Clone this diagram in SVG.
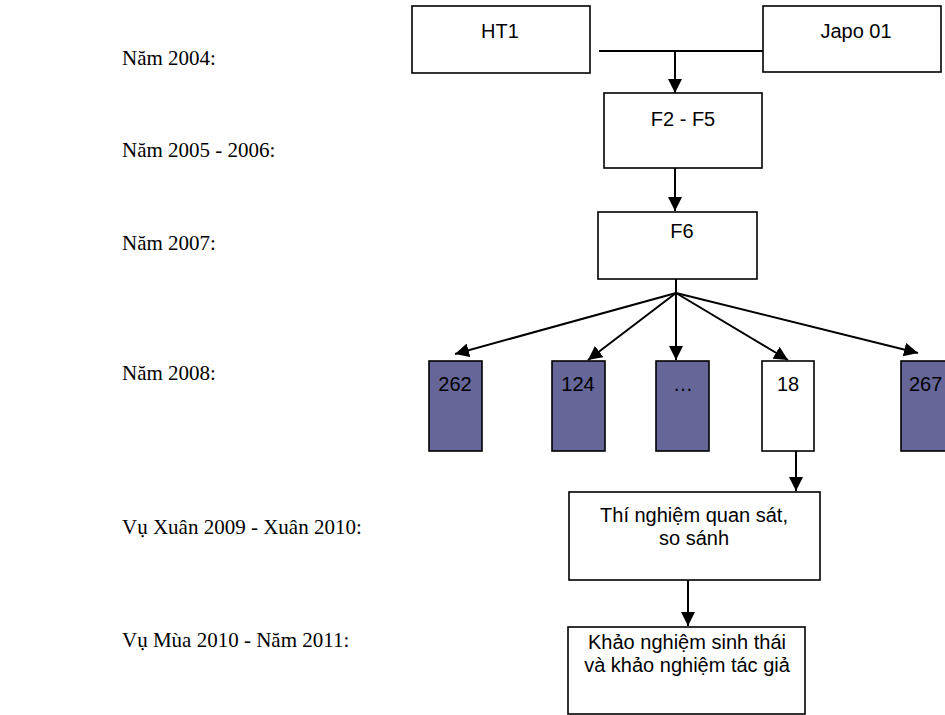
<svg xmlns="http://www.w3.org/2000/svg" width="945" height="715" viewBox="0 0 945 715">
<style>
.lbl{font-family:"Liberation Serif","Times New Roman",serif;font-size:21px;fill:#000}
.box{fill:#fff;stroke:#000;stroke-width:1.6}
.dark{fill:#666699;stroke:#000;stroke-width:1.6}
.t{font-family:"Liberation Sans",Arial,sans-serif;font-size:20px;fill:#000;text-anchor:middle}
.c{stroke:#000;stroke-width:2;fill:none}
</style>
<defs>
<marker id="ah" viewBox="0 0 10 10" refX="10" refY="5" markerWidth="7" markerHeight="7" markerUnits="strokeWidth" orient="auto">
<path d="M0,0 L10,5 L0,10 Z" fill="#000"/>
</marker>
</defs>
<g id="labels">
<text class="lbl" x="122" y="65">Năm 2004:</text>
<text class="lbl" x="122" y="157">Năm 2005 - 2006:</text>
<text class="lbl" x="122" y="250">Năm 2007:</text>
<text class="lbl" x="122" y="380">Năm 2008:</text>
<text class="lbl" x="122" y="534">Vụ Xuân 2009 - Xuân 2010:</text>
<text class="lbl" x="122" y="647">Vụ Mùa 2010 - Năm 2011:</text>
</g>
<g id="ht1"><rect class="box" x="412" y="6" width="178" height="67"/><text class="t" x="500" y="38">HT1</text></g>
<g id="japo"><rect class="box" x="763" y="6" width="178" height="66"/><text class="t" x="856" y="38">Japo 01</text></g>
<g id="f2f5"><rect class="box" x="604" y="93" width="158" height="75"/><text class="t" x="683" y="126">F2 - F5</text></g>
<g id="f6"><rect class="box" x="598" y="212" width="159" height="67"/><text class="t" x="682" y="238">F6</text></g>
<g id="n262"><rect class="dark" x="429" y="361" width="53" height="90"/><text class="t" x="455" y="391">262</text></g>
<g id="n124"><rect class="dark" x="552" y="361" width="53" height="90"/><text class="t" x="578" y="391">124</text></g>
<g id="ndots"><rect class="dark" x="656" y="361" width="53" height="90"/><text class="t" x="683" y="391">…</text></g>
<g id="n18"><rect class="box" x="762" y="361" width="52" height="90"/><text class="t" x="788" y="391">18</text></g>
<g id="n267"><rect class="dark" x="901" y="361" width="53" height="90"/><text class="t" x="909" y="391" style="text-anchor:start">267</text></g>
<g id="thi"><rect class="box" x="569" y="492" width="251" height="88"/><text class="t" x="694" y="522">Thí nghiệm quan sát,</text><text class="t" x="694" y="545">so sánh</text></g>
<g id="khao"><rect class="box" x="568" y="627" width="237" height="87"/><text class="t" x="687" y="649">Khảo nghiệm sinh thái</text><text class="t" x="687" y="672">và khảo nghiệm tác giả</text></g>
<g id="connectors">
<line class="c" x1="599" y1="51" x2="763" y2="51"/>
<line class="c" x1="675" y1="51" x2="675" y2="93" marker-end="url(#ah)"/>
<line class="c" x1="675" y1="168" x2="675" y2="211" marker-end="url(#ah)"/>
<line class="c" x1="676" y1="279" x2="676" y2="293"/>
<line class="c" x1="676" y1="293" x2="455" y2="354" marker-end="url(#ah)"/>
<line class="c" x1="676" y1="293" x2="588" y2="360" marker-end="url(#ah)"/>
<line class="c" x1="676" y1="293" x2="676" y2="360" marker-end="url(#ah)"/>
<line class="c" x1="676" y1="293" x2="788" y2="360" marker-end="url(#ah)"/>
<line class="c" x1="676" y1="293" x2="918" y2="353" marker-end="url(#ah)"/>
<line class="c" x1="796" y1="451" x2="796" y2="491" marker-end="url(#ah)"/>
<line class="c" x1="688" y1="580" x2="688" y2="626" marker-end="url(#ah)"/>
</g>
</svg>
§
## BRIEF
Without including any picture, repeat the data exactly.

## CORRECT RESPONSE
Clone this diagram in SVG.
<svg xmlns="http://www.w3.org/2000/svg" width="945" height="715" viewBox="0 0 945 715">
<style>
.lbl{font-family:"Liberation Serif","Times New Roman",serif;font-size:21px;fill:#000}
.box{fill:#fff;stroke:#000;stroke-width:1.6}
.dark{fill:#666699;stroke:#000;stroke-width:1.6}
.t{font-family:"Liberation Sans",Arial,sans-serif;font-size:20px;fill:#000;text-anchor:middle}
.c{stroke:#000;stroke-width:2;fill:none}
</style>
<defs>
<marker id="ah" viewBox="0 0 10 10" refX="10" refY="5" markerWidth="7" markerHeight="7" markerUnits="strokeWidth" orient="auto">
<path d="M0,0 L10,5 L0,10 Z" fill="#000"/>
</marker>
</defs>
<g id="labels">
<text class="lbl" x="122" y="65">Năm 2004:</text>
<text class="lbl" x="122" y="157">Năm 2005 - 2006:</text>
<text class="lbl" x="122" y="250">Năm 2007:</text>
<text class="lbl" x="122" y="380">Năm 2008:</text>
<text class="lbl" x="122" y="534">Vụ Xuân 2009 - Xuân 2010:</text>
<text class="lbl" x="122" y="647">Vụ Mùa 2010 - Năm 2011:</text>
</g>
<g id="ht1"><rect class="box" x="412" y="6" width="178" height="67"/><text class="t" x="500" y="38">HT1</text></g>
<g id="japo"><rect class="box" x="763" y="6" width="178" height="66"/><text class="t" x="856" y="38">Japo 01</text></g>
<g id="f2f5"><rect class="box" x="604" y="93" width="158" height="75"/><text class="t" x="683" y="126">F2 - F5</text></g>
<g id="f6"><rect class="box" x="598" y="212" width="159" height="67"/><text class="t" x="682" y="238">F6</text></g>
<g id="n262"><rect class="dark" x="429" y="361" width="53" height="90"/><text class="t" x="455" y="391">262</text></g>
<g id="n124"><rect class="dark" x="552" y="361" width="53" height="90"/><text class="t" x="578" y="391">124</text></g>
<g id="ndots"><rect class="dark" x="656" y="361" width="53" height="90"/><text class="t" x="683" y="391">…</text></g>
<g id="n18"><rect class="box" x="762" y="361" width="52" height="90"/><text class="t" x="788" y="391">18</text></g>
<g id="n267"><rect class="dark" x="901" y="361" width="53" height="90"/><text class="t" x="909" y="391" style="text-anchor:start">267</text></g>
<g id="thi"><rect class="box" x="569" y="492" width="251" height="88"/><text class="t" x="694" y="522">Thí nghiệm quan sát,</text><text class="t" x="694" y="545">so sánh</text></g>
<g id="khao"><rect class="box" x="568" y="627" width="237" height="87"/><text class="t" x="687" y="649">Khảo nghiệm sinh thái</text><text class="t" x="687" y="672">và khảo nghiệm tác giả</text></g>
<g id="connectors">
<line class="c" x1="599" y1="51" x2="763" y2="51"/>
<line class="c" x1="675" y1="51" x2="675" y2="93" marker-end="url(#ah)"/>
<line class="c" x1="675" y1="168" x2="675" y2="211" marker-end="url(#ah)"/>
<line class="c" x1="676" y1="279" x2="676" y2="293"/>
<line class="c" x1="676" y1="293" x2="455" y2="354" marker-end="url(#ah)"/>
<line class="c" x1="676" y1="293" x2="588" y2="360" marker-end="url(#ah)"/>
<line class="c" x1="676" y1="293" x2="676" y2="360" marker-end="url(#ah)"/>
<line class="c" x1="676" y1="293" x2="788" y2="360" marker-end="url(#ah)"/>
<line class="c" x1="676" y1="293" x2="918" y2="353" marker-end="url(#ah)"/>
<line class="c" x1="796" y1="451" x2="796" y2="491" marker-end="url(#ah)"/>
<line class="c" x1="688" y1="580" x2="688" y2="626" marker-end="url(#ah)"/>
</g>
</svg>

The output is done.